Consult further:—F. H. Bradley, Appearance and Reality, chaps. 11 (Phenomenalism), 22 (Nature); H. Lotze, Metaphysic, bk. ii. chaps. 7, 8; E. Mach, Science of Mechanics, chap. 2, § 5, p. 216 ff.; K. Pearson, Grammar of Science, chaps. 7, 8; H. Poincaré, La Science et L’Hypothêse, parts 3 and 4, chaps. 6-10; J. B. Stalle, Concepts and Theories of Modern Physics, chaps. 2-6, 10-12; J. Ward, Naturalism and Agnosticism, vol. i. lects. 2-6.


[161]. And, again, the intermediate links themselves, however imperceptible, have always to be thought of as exhibiting properties identical in kind with those of objects given in direct presentation. As Mill said, a hypothesis which assumes at once an entirely unfamiliar agent and an equally unfamiliar mode or law of operation, would be useless. Thus the imperceptibles of scientific hypothesis belong essentially to the physical order.
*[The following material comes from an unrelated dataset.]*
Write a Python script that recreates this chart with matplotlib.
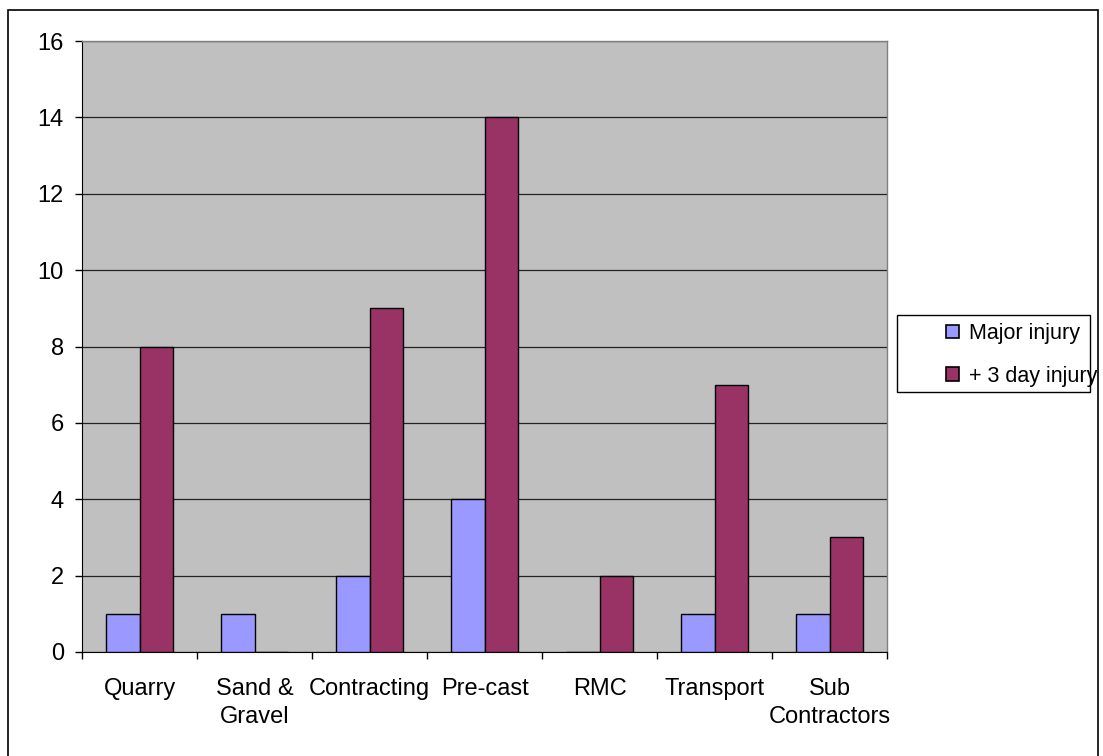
import matplotlib
matplotlib.use("Agg")
import matplotlib.pyplot as plt
import numpy as np
from matplotlib.patches import Rectangle, Patch

categories = ["Quarry", "Sand &\nGravel", "Contracting", "Pre-cast", "RMC", "Transport", "Sub\nContractors"]
major_injury = [1, 1, 2, 4, 0, 1, 1]
three_day_injury = [8, 0, 9, 14, 2, 7, 3]
series_names = ["Major injury", "+ 3 day injury"]
y_ticks = [0, 2, 4, 6, 8, 10, 12, 14, 16]

plt.rcParams['font.family'] = ['Liberation Sans', 'DejaVu Sans']

W, H = 1103, 756
fig = plt.figure(figsize=(W / 100, H / 100), dpi=100)
fig.patch.set_facecolor('white')

# outer border
fig.patches.append(Rectangle((8 / W, -0.05), (1098 - 8) / W, 1.05 - 10 / H,
                             transform=fig.transFigure, fill=False,
                             edgecolor='black', linewidth=1.2))

ax = fig.add_axes([82 / W, 1 - 652 / H, (887 - 82) / W, (652 - 41) / H])
ax.set_facecolor('#C0C0C0')

x = np.arange(len(categories))
bw = 0.29
ax.bar(x - bw / 2, major_injury, bw, color='#9999FF', edgecolor='black', linewidth=1.0, zorder=3)
ax.bar(x + bw / 2, three_day_injury, bw, color='#993366', edgecolor='black', linewidth=1.0, zorder=3)

ax.set_xlim(-0.5, len(categories) - 0.5)
ax.set_ylim(0, 16)
ax.set_yticks(y_ticks)
ax.yaxis.grid(True, color='#222222', linewidth=0.9, zorder=1)
ax.set_axisbelow(True)

ax.set_xticks(x)
ax.set_xticklabels(categories, fontsize=17, linespacing=1.35)
ax.set_xticks(np.arange(len(categories) + 1) - 0.5, minor=True)
ax.tick_params(axis='x', which='major', length=0, pad=19)
ax.tick_params(axis='x', which='minor', length=5, width=1, color='black', direction='out')
ax.tick_params(axis='y', labelsize=17, length=5, width=1, pad=8, color='black')

for s in ['top', 'right']:
    ax.spines[s].set_color('#808080')
    ax.spines[s].set_linewidth(1)
ax.spines['left'].set_color('black')
ax.spines['bottom'].set_color('black')

# legend box
fig.patches.append(Rectangle((897 / W, 1 - 392 / H), (1090 - 897) / W, (392 - 315) / H,
                             transform=fig.transFigure, fill=True, facecolor='white',
                             edgecolor='black', linewidth=1.0, zorder=1))
handles = [Patch(facecolor='#9999FF', edgecolor='black', linewidth=1.2),
           Patch(facecolor='#993366', edgecolor='black', linewidth=1.2)]
fig.legend(handles, series_names, loc='upper left',
           bbox_to_anchor=(946 / W, 1 - 323 / H), frameon=False, fontsize=15.5,
           borderpad=0, handlelength=0.6, handleheight=0.6, handletextpad=0.45,
           labelspacing=1.0, borderaxespad=0)

fig.savefig("out.png", dpi=100)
[162]. This is the characteristic selected by Prof. Münsterberg as the basis of his own distinction between “physical” or “superindividual” and “psychical” or “individual” objects. See Grundzüge der Psychologie, i. 15-77.

[163]. Cf. Mach, Science of Mechanics, p. 4. Mach, however, erroneously as I think, makes the intercommunication a secondary consequence of the rise of specialised industrial classes.

[164]. I.e., the mechanical view of Nature, to be thoroughly self-consistent, must be purely mechanistic.